Plus the drop could be high/deep enough to make room for the gate to be located entirely under the throne room floor.

Seniram

21st Jan 2004

Blade (1998)

Corrected entry: Frost is running his computer translation of the vampire bible because "it is a dead language" - yet when Blade shows the scrap of vampiric bible to Whistler, he is able to read it no problem - it doesn't make sense that Whistler can read it when the pure-blood council members cannot.

Talon

Correction: It makes sense that perhaps over Whistler's years of hunting for vampires, he may have done heavy research, which included some of the decyphering of the "dead language" of ancient vampires. Latin, after all, is a "dead language," and is spoken all the time; in this case, the language used in the Book of Erebus is just long unused, and Frost was using a quick means of not deciphering, but translating.

redbaron2000

21st Oct 2003

School of Rock (2003)

Corrected entry: How do the kids know where Dewey lives? I'm sure he doesn't mention it when he's teaching.

Correction: There were all those posters Dewey was posting about wanting to form a band, complete with phone number and such.

redbaron2000

Corrected entry: Kevin's family is going on a trip to sunny Florida. Yet, Kevin's bag is packed with winter clothes.

Correction: We do not know this. Kevin's bag is never opened by his family (that we could see anyway), and the bag he had with him in New York was his father's. This proves the above plot hole to be correct, as well: any clothes he wore he had to have bought while in New York.

redbaron2000

Corrected entry: In the bed-switching scene, Groucho Marx refers to the police officer (Henderson) as "Colonel," but later, Gottlieb calls the police and asks for "Sergeant Henderson."

Correction: Well you know Groucho; he refers people all sorts of weird titles. He was obviously mocking Henderson.

redbaron2000

10th Jan 2003

Sneakers (1992)

Corrected entry: When Martin Bishop sneaks in to the PlayTronics building with Dr. Brandis' access card, the printer in the security office notes his entrance at the front door and at the office door. When Brandis brings Liz to the building accusing her of stealing his card, nothing is found amiss in his office and Cosmo is satisfied that no wrongdoing has occurred. Would the guards not have checked the computer entry records that were so intentionally shown to the audience? These would have shown that someone had indeed fraudulently entered Brandis' office.

Correction: The guards and Cosmo probably wanted to check for any blatant signs of entry first; then they'd look for details. True, the printout was fairly blatant, but I mean they might have tried searching for missing objects in Cosmo's office first, for instance.

redbaron2000

27th Aug 2001

Blue Streak (1999)

Corrected entry: At the end when Martin Lawrence begins speaking in Spanish he say "Tengo el gato mis pantalones." Luke Wilson goes onto say "You just said you have a big cat in your pants.'" That's not true. If that's what he said, he would have said "Tengo un gato grande en mis pantalones." What he said was "I have the cat...my pants."

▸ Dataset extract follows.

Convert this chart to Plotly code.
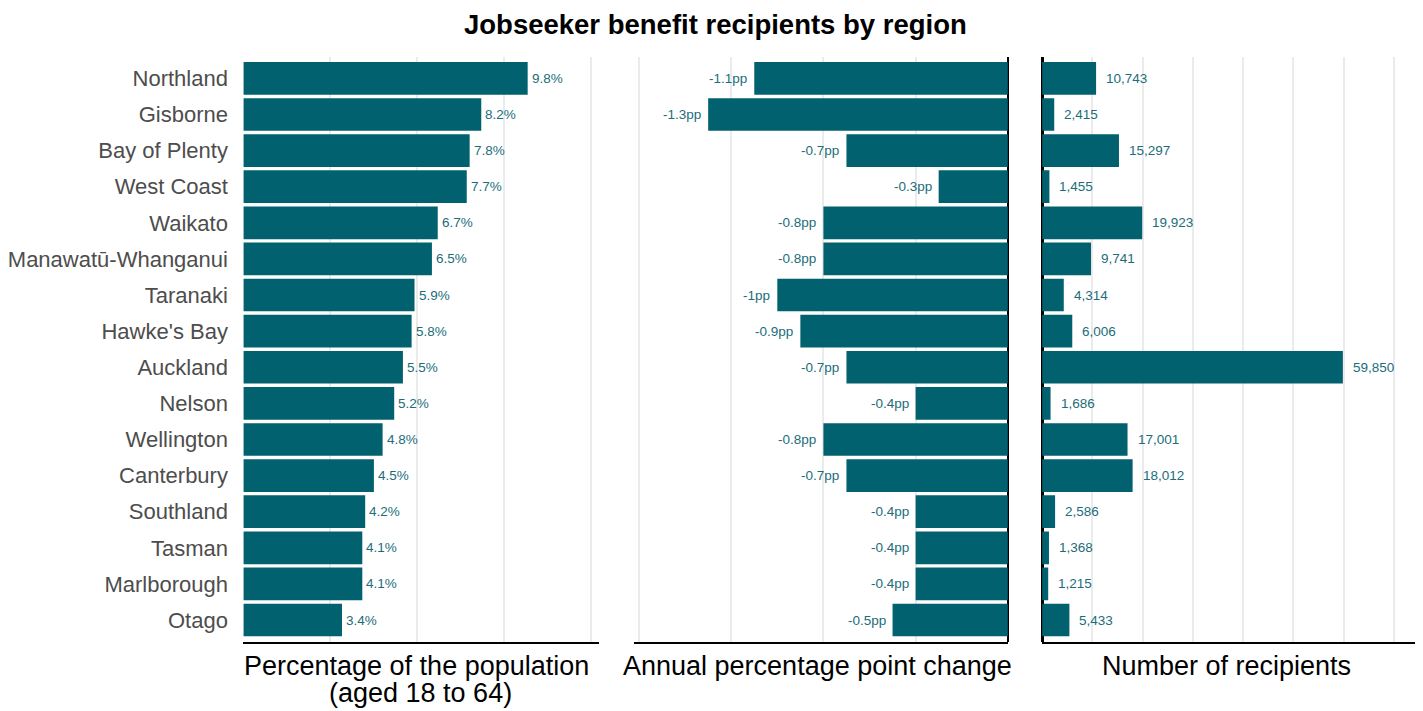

Correction: Well, Carlson is a bit bumbling in several aspects through the movie. We even hear him say more specifically in this scene, "You just said you have a...a big cat in your pants." He obviously might be rusty with his Spanish, too; he just understood the basic error that Miles had made.

redbaron2000

27th Aug 2001

Lake Placid (1999)

Corrected entry: Hector is supposed to be this skilled crocodile hunter/trapper. In one scene, he accidentally traps the sheriff in the old fashioned rope-in-the-tree-leaves-the-sheriff-dangling-from-the-tree trap. Now this is a trap designed for small animals or people, how effective would this trap be to a 30 foot crocodile?

Correction: Perhaps it would snag one of its feet and, while not necessarily trapping it, it may aggrivate the crocodile into making enough noise to wake everybody and, by keeping its foot snagged, keep it busy enough for them to prepare tranquilizers to knock it out. OR, perhaps the trap was there to catch a smaller creature, perhaps even a bear, and thus create a sort of lure to the crocodile to come onto land, etc.